_Exercise prompt:_ Your task is to retype the lines from the opening of the material through the line that includes "0.780, 0.785, 0.790];". Do not copy the pictures.

_Provided data:_
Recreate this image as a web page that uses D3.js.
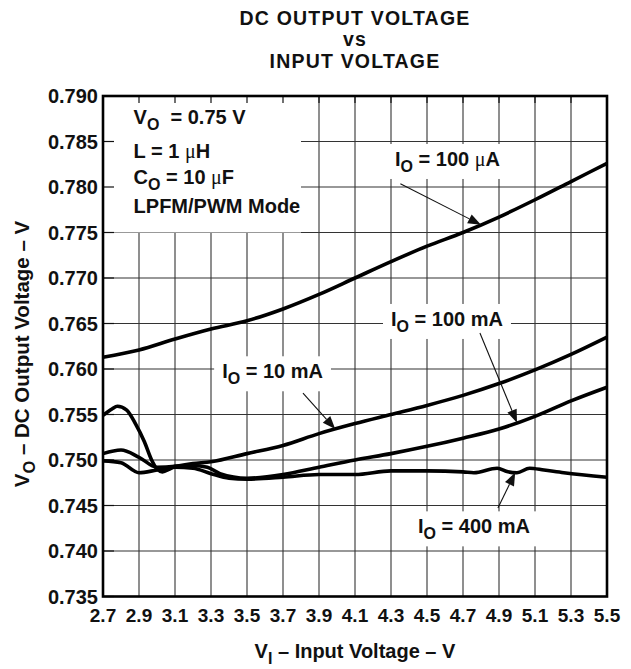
<!DOCTYPE html>
<html>
<head>
<meta charset="utf-8">
<script src="https://cdn.jsdelivr.net/npm/d3@7"></script>
<style>
  body { margin: 0; background: #fff; }
  svg text { font-family: "Liberation Sans", Arial, sans-serif; font-weight: bold; fill: #111; }
</style>
</head>
<body>
<svg id="chart" width="631" height="669"></svg>
<script>
// axis ticks
const xTicks = [2.7, 2.9, 3.1, 3.3, 3.5, 3.7, 3.9, 4.1, 4.3, 4.5, 4.7, 4.9, 5.1, 5.3, 5.5];
const yTicks = [0.735, 0.740, 0.745, 0.750, 0.755, 0.760, 0.765, 0.770, 0.775, 0.780, 0.785, 0.790];

// [V_I, V_O]
const io100uA = [[2.7, 0.7613], [2.9, 0.7621], [3.1, 0.7633], [3.3, 0.7644], [3.5, 0.7653],
  [3.7, 0.7666], [3.9, 0.7682], [4.1, 0.7700], [4.3, 0.7718], [4.5, 0.7735], [4.7, 0.7750],
  [4.9, 0.7767], [5.1, 0.7786], [5.3, 0.7806], [5.5, 0.7826]];
const io10mA = [[2.7, 0.7507], [2.8, 0.7511], [2.9, 0.7503], [3.0, 0.7492], [3.1, 0.7493],
  [3.2, 0.7496], [3.3, 0.7498], [3.5, 0.7507], [3.7, 0.7516], [3.9, 0.7529], [4.1, 0.7540],
  [4.3, 0.7550], [4.5, 0.7560], [4.7, 0.7571], [4.9, 0.7584], [5.1, 0.7599], [5.3, 0.7616], [5.5, 0.7635]];
const io100mA = [[2.7, 0.7549], [2.75, 0.7556], [2.78, 0.7559], [2.83, 0.7555], [2.88, 0.7540],
  [2.93, 0.7520], [2.97, 0.7500], [3.0, 0.7490], [3.03, 0.7487], [3.07, 0.7490], [3.1, 0.7493],
  [3.2, 0.7494], [3.28, 0.7492], [3.35, 0.7485], [3.5, 0.7480], [3.7, 0.7484], [3.9, 0.7492],
  [4.1, 0.7500], [4.3, 0.7507], [4.5, 0.7515], [4.7, 0.7524], [4.9, 0.7534], [5.1, 0.7548],
  [5.3, 0.7565], [5.5, 0.7580]];
const io400mA = [[2.7, 0.7499], [2.8, 0.7497], [2.9, 0.7486], [3.0, 0.7489], [3.1, 0.7492],
  [3.2, 0.7491], [3.3, 0.7485], [3.4, 0.7480], [3.5, 0.7479], [3.7, 0.7481], [3.9, 0.7484],
  [4.1, 0.7484], [4.3, 0.7488], [4.5, 0.7488], [4.7, 0.7487], [4.76, 0.7486], [4.89, 0.7491],
  [4.95, 0.7487], [5.0, 0.7486], [5.07, 0.7491], [5.15, 0.7489], [5.26, 0.7486], [5.5, 0.7481]];

const series = [io100uA, io10mA, io100mA, io400mA];

const svg = d3.select('#chart');
const x = d3.scaleLinear().domain([2.7, 5.5]).range([103, 607]);
const y = d3.scaleLinear().domain([0.735, 0.790]).range([596.5, 96]);
const [x0, x1] = x.range();
const [y1, y0] = y.range();

// rich text: parts are [text, kind] with kind 'sub' or 'mu'
function rich(sel, parts, size) {
  let lowered = false;
  for (const [t, kind] of parts) {
    const ts = sel.append('tspan').text(t);
    if (kind === 'sub') {
      ts.attr('font-size', size * 0.8).attr('dy', size * 0.3);
      lowered = true;
    } else {
      if (lowered) { ts.attr('dy', -size * 0.3); lowered = false; }
      if (kind === 'mu') ts.attr('font-family', '"Liberation Serif", serif').attr('font-weight', 'normal');
    }
  }
  return sel;
}

// grid
const gGrid = svg.append('g').attr('stroke', '#333').attr('stroke-width', 1.1);
gGrid.selectAll('line.v').data(xTicks.slice(1, -1)).join('line')
  .attr('x1', d => x(d)).attr('x2', d => x(d)).attr('y1', y0).attr('y2', y1);
gGrid.selectAll('line.h').data(yTicks.slice(1, -1)).join('line')
  .attr('x1', x0).attr('x2', x1).attr('y1', d => y(d)).attr('y2', d => y(d));

// white panel with the test conditions, grid hidden under it
svg.append('rect').attr('x', x(2.7)).attr('y', y(0.790))
  .attr('width', x(3.8) - x(2.7)).attr('height', y(0.775) - y(0.790)).attr('fill', '#fff');

// short inward ticks on the top and left frame
const gTicks = svg.append('g').attr('stroke', '#111').attr('stroke-width', 1.2);
gTicks.selectAll('line.t').data(xTicks).join('line')
  .attr('x1', d => x(d)).attr('x2', d => x(d)).attr('y1', y0).attr('y2', y0 + 7);
gTicks.selectAll('line.l').data(yTicks).join('line')
  .attr('x1', x0).attr('x2', x0 + 11).attr('y1', d => y(d)).attr('y2', d => y(d));

const conditions = [
  [['V'], ['O', 'sub'], ['\u00a0\u00a0= 0.75 V']],
  [['L = 1 '], ['μ', 'mu'], ['H']],
  [['C'], ['O', 'sub'], [' = 10 '], ['μ', 'mu'], ['F']],
  [['LPFM/PWM Mode']]
];
const condBase = [0.78689, 0.78315, 0.78030, 0.77711];
conditions.forEach((parts, i) => {
  rich(svg.append('text').attr('x', x(2.87)).attr('y', y(condBase[i])).attr('font-size', 20), parts, 20);
});

// labels for each curve
const notes = [
  { parts: [['I'], ['O', 'sub'], [' = 100 '], ['μ', 'mu'], ['A']], at: [4.614, 0.78231], from: [4.352, 0.78036], tipV: 4.80, s: io100uA },
  { parts: [['I'], ['O', 'sub'], [' = 10 mA']], at: [3.642, 0.75898], from: [3.811, 0.75736], tipV: 3.99, s: io10mA },
  { parts: [['I'], ['O', 'sub'], [' = 100 mA']], at: [4.611, 0.76473], from: [4.794, 0.76396], tipV: 5.0, s: io100mA },
  { parts: [['I'], ['O', 'sub'], [' = 400 mA']], at: [4.761, 0.74194], from: [4.894, 0.74473], tipV: 4.99, s: io400mA }
];
const gNotes = svg.append('g');
for (const n of notes) {
  const t = rich(gNotes.append('text').attr('x', x(n.at[0])).attr('y', y(n.at[1]))
    .attr('text-anchor', 'middle').attr('font-size', 20), n.parts, 20);
  const b = t.node().getBBox();
  gNotes.insert('rect', 'text').attr('x', b.x - 8).attr('y', b.y - 4)
    .attr('width', b.width + 16).attr('height', b.height + 8).attr('fill', '#fff');
}

// curves
const line = d3.line().x(d => x(d[0])).y(d => y(d[1])).curve(d3.curveMonotoneX);
svg.append('g').selectAll('path').data(series).join('path')
  .attr('d', line).attr('fill', 'none').attr('stroke', '#000')
  .attr('stroke-width', 3.6).attr('stroke-linejoin', 'round');

// frame
svg.append('rect').attr('x', x0).attr('y', y0).attr('width', x1 - x0).attr('height', y1 - y0)
  .attr('fill', 'none').attr('stroke', '#000').attr('stroke-width', 2.6);

// arrows from labels to curves
function valueAt(s, v) {
  const i = Math.max(1, d3.bisector(d => d[0]).left(s, v));
  const a = s[i - 1], b = s[i];
  return a[1] + (b[1] - a[1]) * (v - a[0]) / (b[0] - a[0]);
}
const gArrows = svg.append('g');
for (const n of notes) {
  const sx = x(n.from[0]), sy = y(n.from[1]);
  const tx = x(n.tipV), ty = y(valueAt(n.s, n.tipV));
  const ang = Math.atan2(ty - sy, tx - sx);
  const len = 13, half = 5;
  const bx = tx - len * Math.cos(ang), by = ty - len * Math.sin(ang);
  gArrows.append('line').attr('x1', sx).attr('y1', sy).attr('x2', bx).attr('y2', by)
    .attr('stroke', '#111').attr('stroke-width', 1.1);
  const px = -Math.sin(ang) * half, py = Math.cos(ang) * half;
  gArrows.append('path')
    .attr('d', `M${tx},${ty}L${bx + px},${by + py}L${bx - px},${by - py}Z`)
    .attr('fill', '#111');
}

// tick labels
svg.append('g').selectAll('text').data(yTicks).join('text')
  .attr('x', x0 - 5).attr('y', d => y(d)).attr('dy', '0.36em')
  .attr('text-anchor', 'end').attr('font-size', 20).text(d3.format('.3f'));
svg.append('g').selectAll('text').data(xTicks).join('text')
  .attr('x', d => x(d)).attr('y', 622)
  .attr('text-anchor', 'middle').attr('font-size', 19).text(d3.format('.1f'));

// titles
const cx = (x0 + x1) / 2;
['DC OUTPUT VOLTAGE', 'vs', 'INPUT VOLTAGE'].forEach((t, i) => {
  svg.append('text').attr('x', cx).attr('y', [24.5, 46.3, 68][i])
    .attr('text-anchor', 'middle').attr('font-size', 19.5).attr('letter-spacing', 1.2).text(t);
});
rich(svg.append('text').attr('x', cx).attr('y', 658).attr('text-anchor', 'middle').attr('font-size', 20),
  [['V'], ['I', 'sub'], [' – Input Voltage – V']], 20);
rich(svg.append('text').attr('transform', `translate(29,354) rotate(-90)`)
  .attr('text-anchor', 'middle').attr('font-size', 20.5),
  [['V'], ['O', 'sub'], [' – DC Output Voltage – V']], 20.5);
</script>
</body>
</html>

_Solution:_
Recreate this image as a web page that uses D3.js.
<!DOCTYPE html>
<html>
<head>
<meta charset="utf-8">
<script src="https://cdn.jsdelivr.net/npm/d3@7"></script>
<style>
  body { margin: 0; background: #fff; }
  svg text { font-family: "Liberation Sans", Arial, sans-serif; font-weight: bold; fill: #111; }
</style>
</head>
<body>
<svg id="chart" width="631" height="669"></svg>
<script>
// axis ticks
const xTicks = [2.7, 2.9, 3.1, 3.3, 3.5, 3.7, 3.9, 4.1, 4.3, 4.5, 4.7, 4.9, 5.1, 5.3, 5.5];
const yTicks = [0.735, 0.740, 0.745, 0.750, 0.755, 0.760, 0.765, 0.770, 0.775, 0.780, 0.785, 0.790];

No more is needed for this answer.